Изабель бросает на меня взгляд, а затем прикрывает глаза, как бы говоря: «Не надо об этом».
– О, Боже, Дженнифер, – вздыхает она, – все так сложно. Когда у тебя есть дети, это бесконечные обязательства. Ты постоянно чем-то занята и беспокоишься, что пренебрегаешь одним ребенком и отдаешь предпочтение другому или пренебрегаешь своим мужем. Хотя на самом деле ты пренебрегаешь только собой. Я забыла, кем была раньше, – она снова глядит на меня, – и у меня не случается романтических уик-эндов, которых я бы ждала. Вообще!
Она утыкается головой в колени, и ее волосы свешиваются вперед. Я начинаю массировать ей шею, пытаясь успокоить.
– Не глупи, – говорю я, – ты замечательно обращаешься с девочками, а Мартина просто нужно подтолкнуть, как и всех мужчин.
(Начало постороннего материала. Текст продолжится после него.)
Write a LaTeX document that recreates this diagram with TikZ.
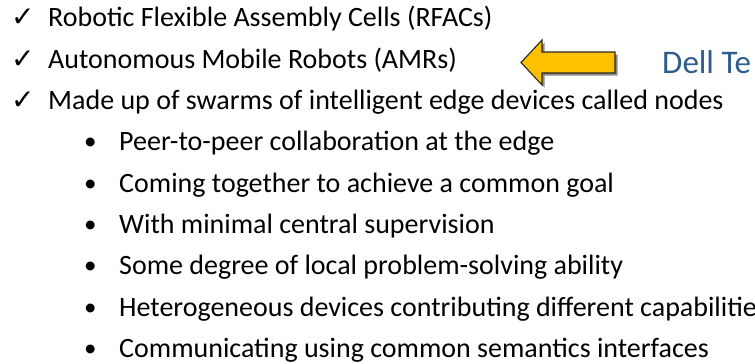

Взять хоть меня: мне приходится умирать, чтобы заполучить спа-выходные.
Изабель фыркает себе в колени:
– Не смешно.
– И я прекрасно понимаю, как это трудно – соблюдать баланс, как делаешь ты. Я так восхищаюсь твоей способностью держать все под контролем. Твои дети очаровательны – нужно отдать тебе должное.
Изабель пытается взять себя в руки. Ее нижняя губа еще подрагивает, лицо перепачкано поплывшей косметикой. Она обнимает бутылку с горячей водой, как ребенок плюшевого мишку.
– Мне долить горячей воды? Должно быть, эта остыла.
– Все нормально… нормально… О Боже! – восклицает она. – Мне правда не следовало говорить тебе это – я поклялась, что не буду, но не могла держать это в себе ни секунды дольше. И я знаю, нет нужды просить тебя поклясться сохранить эту тайну, но…
– Клянусь, что унесу с собой в могилу любую твою тайну.
– Перестань, – просит Изабель, всхлипнув. И смотрит мне прямо в глаза. – Ты не должна так говорить, это ужасно.
– Идет. Я не буду. А теперь расскажи мне, что случилось.
– Ох, Дженнифер. Мне так не хотелось тебя впутывать. Ты сможешь это вынести?